Check Your TCP/IP Configuration

When you use TCP/IP as your network protocol, an incorrect TCP/IP setting (such as an incorrect IP address or an incorrect subnet mask) can cause communication problems. To determine whether Windows NT or 2000 has recorded an error due to an incorrect TCP/IP setting, examine the Event Viewer system log and look for any entry with TCP/IP or DHCP as the source. To read an Event Viewer entry, double-click the entry.

NOTE: If Event Viewer records a DHCP error, you should report the error to your network administrator.

If you receive TCP/IP errors in the Event Viewer system log, resolve each error received as indicated by the error message. For example, if you receive an error stating that the IP address parameter is incorrect, you should verify that your IP address is valid.

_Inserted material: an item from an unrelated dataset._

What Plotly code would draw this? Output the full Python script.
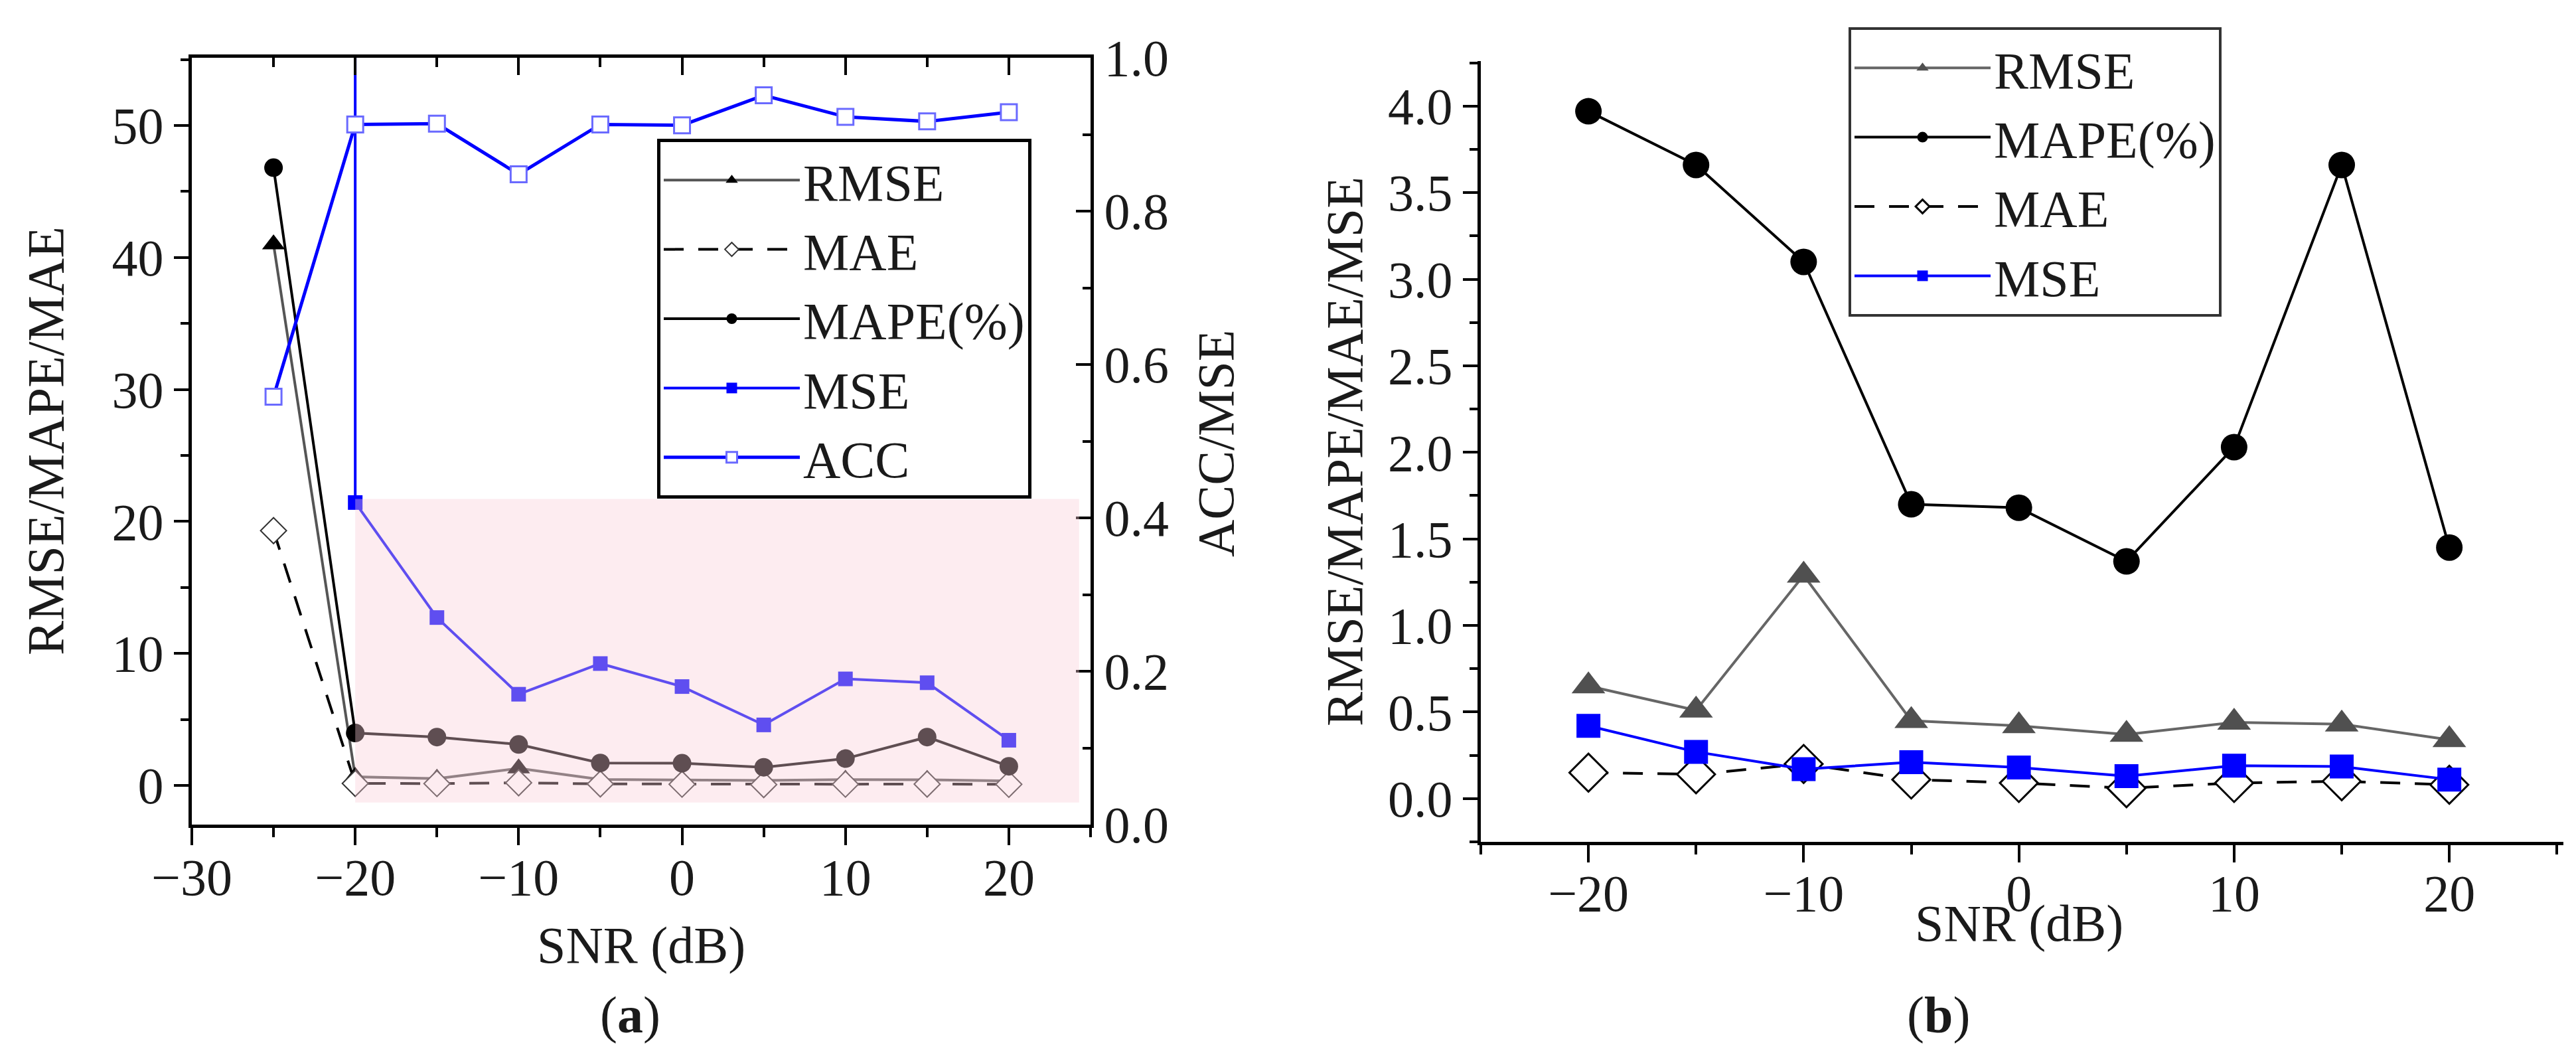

If there are no errors in the Event Viewer system log, follow these steps to make sure that the correct TCP/IP configuration information is being used:
  1. Use the IPCONFIG command to determine your computer's basic TCP/IP settings. To do so, type ipconfig at a command prompt.
  2. Verify that the IP address and subnet mask displayed by the IPCONFIG command are the correct values for your computer. If you are not sure what the correct values are, contact your network administrator.

Ping the Loopback Address

Use the PING command to verify that TCP/IP is working properly. To do so, ping the loopback address (127.0.0.1) by typing the following command at a command prompt:
ping 127.0.0.1
You should receive a response similar to the following:
   Pinging 127.0.0.1 with 32 bytes of data:

   Reply from 127.0.0.1: bytes=32 time=<10ms TTL=128
   Reply from 127.0.0.1: bytes=32 time=<10ms TTL=128
   Reply from 127.0.0.1: bytes=32 time=<10ms TTL=128
   Reply from 127.0.0.1: bytes=32 time=<10ms TTL=128
				
If you receive an error message at this point, TCP/IP is not properly installed. To remove and reinstall TCP/IP, follow these steps:

NOTE: You must be logged on as a user with Administrator rights to complete these steps.
  1. In Control Panel, double-click Network, and then click the Protocols tab.
  2. Click TCP/IP Protocol to select it, click Remove, and then click Yes.
  3. Click Close, and then click Yes to restart the computer.
  4. Log on as a user with Administrator rights.
  5. In Control Panel, double-click Network, and then click the Protocols tab.
  6. Click Add, click TCP/IP Protocol to select it, and then click OK.
  7. If you want to use DHCP, click Yes when prompted. If you do not want to use DHCP, click No.
  8. When prompted, type the path for the Windows NT source files, click Continue, and then click Close.
  9. If you are not using DHCP, you are prompted for your TCP/IP configuration information. Provide the appropriate values, and then click OK. If you are not sure what the appropriate values are, contact your network administrator.
  10. Click No when you are prompted to restart your computer. If you have installed a Windows NT Service Pack, you need to reinstall the Service Pack before you restart your computer.
  11. Restart your computer.
If you receive an error message while removing and reinstalling TCP/IP, you may need to manually remove TCP/IP from the Windows NT registry. For information about manually removing TCP/IP from the Windows NT registry, see the following article in the Microsoft Knowledge Base:
151237  (http://support.microsoft.com/kb/151237/EN-US/ ) Error Message When Installing TCP/IP or Adding TCP/IP Service

Ping Your Computer's IP Address

If you can ping the loopback address successfully, attempt to ping your own IP address by typing ping <IP address> at a command prompt, where <IP address> is your computer's IP address.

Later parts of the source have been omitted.